* [What the exercise asks] Transcribe the whole listing below without changing a word, but leave out every image.

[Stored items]

______________________________

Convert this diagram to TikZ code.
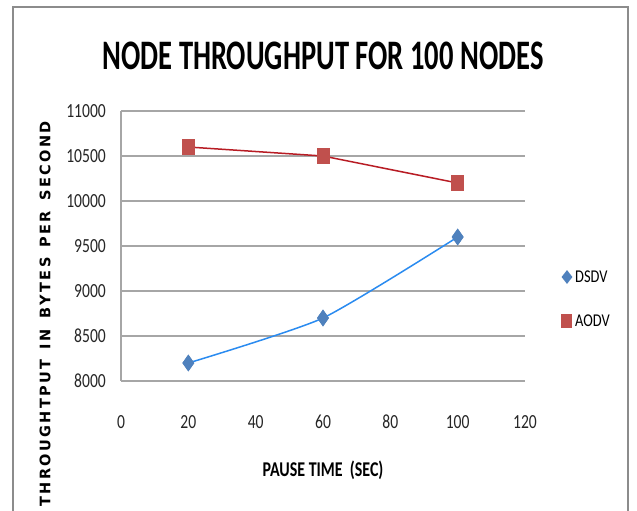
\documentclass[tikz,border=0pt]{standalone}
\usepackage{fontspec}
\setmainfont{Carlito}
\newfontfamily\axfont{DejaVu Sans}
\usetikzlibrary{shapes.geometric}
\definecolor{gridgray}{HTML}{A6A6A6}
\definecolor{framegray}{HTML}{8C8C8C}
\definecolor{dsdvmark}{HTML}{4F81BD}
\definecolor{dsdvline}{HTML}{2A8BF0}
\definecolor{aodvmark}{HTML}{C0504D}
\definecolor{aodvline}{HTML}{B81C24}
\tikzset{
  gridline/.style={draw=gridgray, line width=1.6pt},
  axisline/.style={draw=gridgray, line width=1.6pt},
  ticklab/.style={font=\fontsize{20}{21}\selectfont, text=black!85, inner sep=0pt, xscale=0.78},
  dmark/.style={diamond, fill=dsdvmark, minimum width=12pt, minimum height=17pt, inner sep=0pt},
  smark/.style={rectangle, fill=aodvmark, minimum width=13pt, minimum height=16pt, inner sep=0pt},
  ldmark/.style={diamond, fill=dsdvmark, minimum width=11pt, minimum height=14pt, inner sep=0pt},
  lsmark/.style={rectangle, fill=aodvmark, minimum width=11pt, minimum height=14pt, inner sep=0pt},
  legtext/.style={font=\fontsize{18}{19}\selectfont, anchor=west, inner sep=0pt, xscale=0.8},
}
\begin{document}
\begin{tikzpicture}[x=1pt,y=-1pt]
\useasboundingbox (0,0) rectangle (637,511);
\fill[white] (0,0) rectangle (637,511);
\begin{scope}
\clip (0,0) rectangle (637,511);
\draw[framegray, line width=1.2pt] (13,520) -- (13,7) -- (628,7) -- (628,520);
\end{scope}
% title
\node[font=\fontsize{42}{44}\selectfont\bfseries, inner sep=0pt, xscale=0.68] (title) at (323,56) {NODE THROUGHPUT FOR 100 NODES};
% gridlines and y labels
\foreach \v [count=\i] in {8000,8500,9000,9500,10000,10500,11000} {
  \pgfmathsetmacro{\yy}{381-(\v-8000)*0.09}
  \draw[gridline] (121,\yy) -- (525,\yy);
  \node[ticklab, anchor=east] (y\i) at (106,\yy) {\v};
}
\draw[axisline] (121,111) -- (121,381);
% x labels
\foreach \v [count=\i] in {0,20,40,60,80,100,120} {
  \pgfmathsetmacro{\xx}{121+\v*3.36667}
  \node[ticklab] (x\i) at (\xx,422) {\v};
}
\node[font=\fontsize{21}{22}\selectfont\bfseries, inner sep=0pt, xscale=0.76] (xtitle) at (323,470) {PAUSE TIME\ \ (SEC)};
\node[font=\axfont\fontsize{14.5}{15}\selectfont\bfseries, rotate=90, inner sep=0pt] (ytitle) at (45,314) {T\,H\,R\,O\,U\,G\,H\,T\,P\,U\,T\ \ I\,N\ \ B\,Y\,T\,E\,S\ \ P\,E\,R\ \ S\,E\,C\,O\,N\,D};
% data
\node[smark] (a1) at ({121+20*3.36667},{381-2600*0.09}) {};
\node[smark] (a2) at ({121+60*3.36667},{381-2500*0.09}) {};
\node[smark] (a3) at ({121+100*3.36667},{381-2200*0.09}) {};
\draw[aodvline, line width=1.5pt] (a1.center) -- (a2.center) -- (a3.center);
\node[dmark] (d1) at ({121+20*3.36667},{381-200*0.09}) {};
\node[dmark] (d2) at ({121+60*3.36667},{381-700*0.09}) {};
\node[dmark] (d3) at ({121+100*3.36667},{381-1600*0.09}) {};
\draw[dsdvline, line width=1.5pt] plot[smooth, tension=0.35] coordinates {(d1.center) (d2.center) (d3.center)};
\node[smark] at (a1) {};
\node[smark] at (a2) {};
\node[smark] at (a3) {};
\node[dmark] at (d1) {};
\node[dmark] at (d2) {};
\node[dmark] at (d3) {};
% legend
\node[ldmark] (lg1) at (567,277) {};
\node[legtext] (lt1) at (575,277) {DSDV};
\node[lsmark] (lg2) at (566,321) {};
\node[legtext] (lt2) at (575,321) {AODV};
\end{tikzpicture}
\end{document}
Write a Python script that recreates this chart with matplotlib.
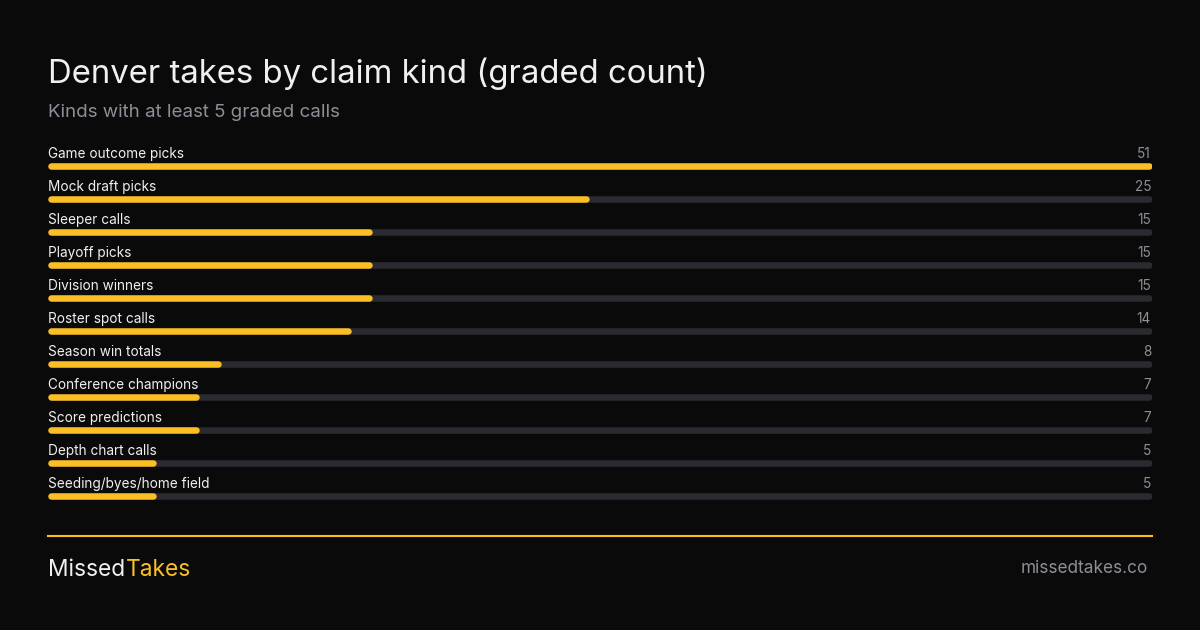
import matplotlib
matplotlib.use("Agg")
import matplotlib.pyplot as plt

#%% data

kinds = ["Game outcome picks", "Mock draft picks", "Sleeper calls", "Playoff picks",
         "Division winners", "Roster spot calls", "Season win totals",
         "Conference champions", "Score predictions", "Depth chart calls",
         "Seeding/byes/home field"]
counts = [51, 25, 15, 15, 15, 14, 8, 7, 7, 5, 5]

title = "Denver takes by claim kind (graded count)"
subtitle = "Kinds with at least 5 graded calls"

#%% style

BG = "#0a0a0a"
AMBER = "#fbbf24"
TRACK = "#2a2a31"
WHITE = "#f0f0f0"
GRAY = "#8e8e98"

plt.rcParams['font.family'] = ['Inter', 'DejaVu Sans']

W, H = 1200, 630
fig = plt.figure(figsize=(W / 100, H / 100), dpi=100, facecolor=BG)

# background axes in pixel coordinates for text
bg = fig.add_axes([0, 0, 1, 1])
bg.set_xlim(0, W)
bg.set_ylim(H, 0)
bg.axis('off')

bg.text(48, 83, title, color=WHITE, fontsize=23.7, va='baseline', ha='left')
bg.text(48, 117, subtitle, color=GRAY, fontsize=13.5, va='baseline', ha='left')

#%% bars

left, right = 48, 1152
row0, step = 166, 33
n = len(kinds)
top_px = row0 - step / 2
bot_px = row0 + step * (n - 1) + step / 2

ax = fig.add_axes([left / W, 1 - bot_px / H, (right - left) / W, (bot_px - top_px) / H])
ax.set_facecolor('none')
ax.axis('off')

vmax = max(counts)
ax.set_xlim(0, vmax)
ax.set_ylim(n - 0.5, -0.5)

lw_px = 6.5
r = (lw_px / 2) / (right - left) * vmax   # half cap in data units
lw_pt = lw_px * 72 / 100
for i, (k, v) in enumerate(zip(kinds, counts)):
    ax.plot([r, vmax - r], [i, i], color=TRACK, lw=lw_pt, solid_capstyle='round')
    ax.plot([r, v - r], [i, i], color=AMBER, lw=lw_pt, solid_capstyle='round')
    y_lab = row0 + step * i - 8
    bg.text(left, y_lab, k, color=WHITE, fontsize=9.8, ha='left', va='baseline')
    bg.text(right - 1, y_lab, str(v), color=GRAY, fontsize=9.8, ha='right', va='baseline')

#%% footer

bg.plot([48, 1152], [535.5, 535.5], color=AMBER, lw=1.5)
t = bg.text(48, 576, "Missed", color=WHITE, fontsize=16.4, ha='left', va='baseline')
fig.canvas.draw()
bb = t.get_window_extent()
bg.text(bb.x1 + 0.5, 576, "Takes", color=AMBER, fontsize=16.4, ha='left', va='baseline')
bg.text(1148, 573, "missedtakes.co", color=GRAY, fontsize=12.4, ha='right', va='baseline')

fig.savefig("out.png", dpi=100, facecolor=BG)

______________________________

* [Correct response]
Convert this diagram to TikZ code.
\documentclass[tikz,border=0pt]{standalone}
\usepackage{fontspec}
\setmainfont{Carlito}
\newfontfamily\axfont{DejaVu Sans}
\usetikzlibrary{shapes.geometric}
\definecolor{gridgray}{HTML}{A6A6A6}
\definecolor{framegray}{HTML}{8C8C8C}
\definecolor{dsdvmark}{HTML}{4F81BD}
\definecolor{dsdvline}{HTML}{2A8BF0}
\definecolor{aodvmark}{HTML}{C0504D}
\definecolor{aodvline}{HTML}{B81C24}
\tikzset{
  gridline/.style={draw=gridgray, line width=1.6pt},
  axisline/.style={draw=gridgray, line width=1.6pt},
  ticklab/.style={font=\fontsize{20}{21}\selectfont, text=black!85, inner sep=0pt, xscale=0.78},
  dmark/.style={diamond, fill=dsdvmark, minimum width=12pt, minimum height=17pt, inner sep=0pt},
  smark/.style={rectangle, fill=aodvmark, minimum width=13pt, minimum height=16pt, inner sep=0pt},
  ldmark/.style={diamond, fill=dsdvmark, minimum width=11pt, minimum height=14pt, inner sep=0pt},
  lsmark/.style={rectangle, fill=aodvmark, minimum width=11pt, minimum height=14pt, inner sep=0pt},
  legtext/.style={font=\fontsize{18}{19}\selectfont, anchor=west, inner sep=0pt, xscale=0.8},
}
\begin{document}
\begin{tikzpicture}[x=1pt,y=-1pt]
\useasboundingbox (0,0) rectangle (637,511);
\fill[white] (0,0) rectangle (637,511);
\begin{scope}
\clip (0,0) rectangle (637,511);
\draw[framegray, line width=1.2pt] (13,520) -- (13,7) -- (628,7) -- (628,520);
\end{scope}
% title
\node[font=\fontsize{42}{44}\selectfont\bfseries, inner sep=0pt, xscale=0.68] (title) at (323,56) {NODE THROUGHPUT FOR 100 NODES};
% gridlines and y labels
\foreach \v [count=\i] in {8000,8500,9000,9500,10000,10500,11000} {
  \pgfmathsetmacro{\yy}{381-(\v-8000)*0.09}
  \draw[gridline] (121,\yy) -- (525,\yy);
  \node[ticklab, anchor=east] (y\i) at (106,\yy) {\v};
}
\draw[axisline] (121,111) -- (121,381);
% x labels
\foreach \v [count=\i] in {0,20,40,60,80,100,120} {
  \pgfmathsetmacro{\xx}{121+\v*3.36667}
  \node[ticklab] (x\i) at (\xx,422) {\v};
}
\node[font=\fontsize{21}{22}\selectfont\bfseries, inner sep=0pt, xscale=0.76] (xtitle) at (323,470) {PAUSE TIME\ \ (SEC)};
\node[font=\axfont\fontsize{14.5}{15}\selectfont\bfseries, rotate=90, inner sep=0pt] (ytitle) at (45,314) {T\,H\,R\,O\,U\,G\,H\,T\,P\,U\,T\ \ I\,N\ \ B\,Y\,T\,E\,S\ \ P\,E\,R\ \ S\,E\,C\,O\,N\,D};
% data
\node[smark] (a1) at ({121+20*3.36667},{381-2600*0.09}) {};
\node[smark] (a2) at ({121+60*3.36667},{381-2500*0.09}) {};
\node[smark] (a3) at ({121+100*3.36667},{381-2200*0.09}) {};
\draw[aodvline, line width=1.5pt] (a1.center) -- (a2.center) -- (a3.center);
\node[dmark] (d1) at ({121+20*3.36667},{381-200*0.09}) {};
\node[dmark] (d2) at ({121+60*3.36667},{381-700*0.09}) {};
\node[dmark] (d3) at ({121+100*3.36667},{381-1600*0.09}) {};
\draw[dsdvline, line width=1.5pt] plot[smooth, tension=0.35] coordinates {(d1.center) (d2.center) (d3.center)};
\node[smark] at (a1) {};
\node[smark] at (a2) {};
\node[smark] at (a3) {};
\node[dmark] at (d1) {};
\node[dmark] at (d2) {};
\node[dmark] at (d3) {};
% legend
\node[ldmark] (lg1) at (567,277) {};
\node[legtext] (lt1) at (575,277) {DSDV};
\node[lsmark] (lg2) at (566,321) {};
\node[legtext] (lt2) at (575,321) {AODV};
\end{tikzpicture}
\end{document}
Write a Python script that recreates this chart with matplotlib.
import matplotlib
matplotlib.use("Agg")
import matplotlib.pyplot as plt

#%% data

kinds = ["Game outcome picks", "Mock draft picks", "Sleeper calls", "Playoff picks",
         "Division winners", "Roster spot calls", "Season win totals",
         "Conference champions", "Score predictions", "Depth chart calls",
         "Seeding/byes/home field"]
counts = [51, 25, 15, 15, 15, 14, 8, 7, 7, 5, 5]

title = "Denver takes by claim kind (graded count)"
subtitle = "Kinds with at least 5 graded calls"

#%% style

BG = "#0a0a0a"
AMBER = "#fbbf24"
TRACK = "#2a2a31"
WHITE = "#f0f0f0"
GRAY = "#8e8e98"

plt.rcParams['font.family'] = ['Inter', 'DejaVu Sans']

W, H = 1200, 630
fig = plt.figure(figsize=(W / 100, H / 100), dpi=100, facecolor=BG)

# background axes in pixel coordinates for text
bg = fig.add_axes([0, 0, 1, 1])
bg.set_xlim(0, W)
bg.set_ylim(H, 0)
bg.axis('off')

bg.text(48, 83, title, color=WHITE, fontsize=23.7, va='baseline', ha='left')
bg.text(48, 117, subtitle, color=GRAY, fontsize=13.5, va='baseline', ha='left')

#%% bars

left, right = 48, 1152
row0, step = 166, 33
n = len(kinds)
top_px = row0 - step / 2
bot_px = row0 + step * (n - 1) + step / 2

ax = fig.add_axes([left / W, 1 - bot_px / H, (right - left) / W, (bot_px - top_px) / H])
ax.set_facecolor('none')
ax.axis('off')

vmax = max(counts)
ax.set_xlim(0, vmax)
ax.set_ylim(n - 0.5, -0.5)

lw_px = 6.5
r = (lw_px / 2) / (right - left) * vmax   # half cap in data units
lw_pt = lw_px * 72 / 100
for i, (k, v) in enumerate(zip(kinds, counts)):
    ax.plot([r, vmax - r], [i, i], color=TRACK, lw=lw_pt, solid_capstyle='round')
    ax.plot([r, v - r], [i, i], color=AMBER, lw=lw_pt, solid_capstyle='round')
    y_lab = row0 + step * i - 8
    bg.text(left, y_lab, k, color=WHITE, fontsize=9.8, ha='left', va='baseline')
    bg.text(right - 1, y_lab, str(v), color=GRAY, fontsize=9.8, ha='right', va='baseline')

#%% footer

bg.plot([48, 1152], [535.5, 535.5], color=AMBER, lw=1.5)
t = bg.text(48, 576, "Missed", color=WHITE, fontsize=16.4, ha='left', va='baseline')
fig.canvas.draw()
bb = t.get_window_extent()
bg.text(bb.x1 + 0.5, 576, "Takes", color=AMBER, fontsize=16.4, ha='left', va='baseline')
bg.text(1148, 573, "missedtakes.co", color=GRAY, fontsize=12.4, ha='right', va='baseline')

fig.savefig("out.png", dpi=100, facecolor=BG)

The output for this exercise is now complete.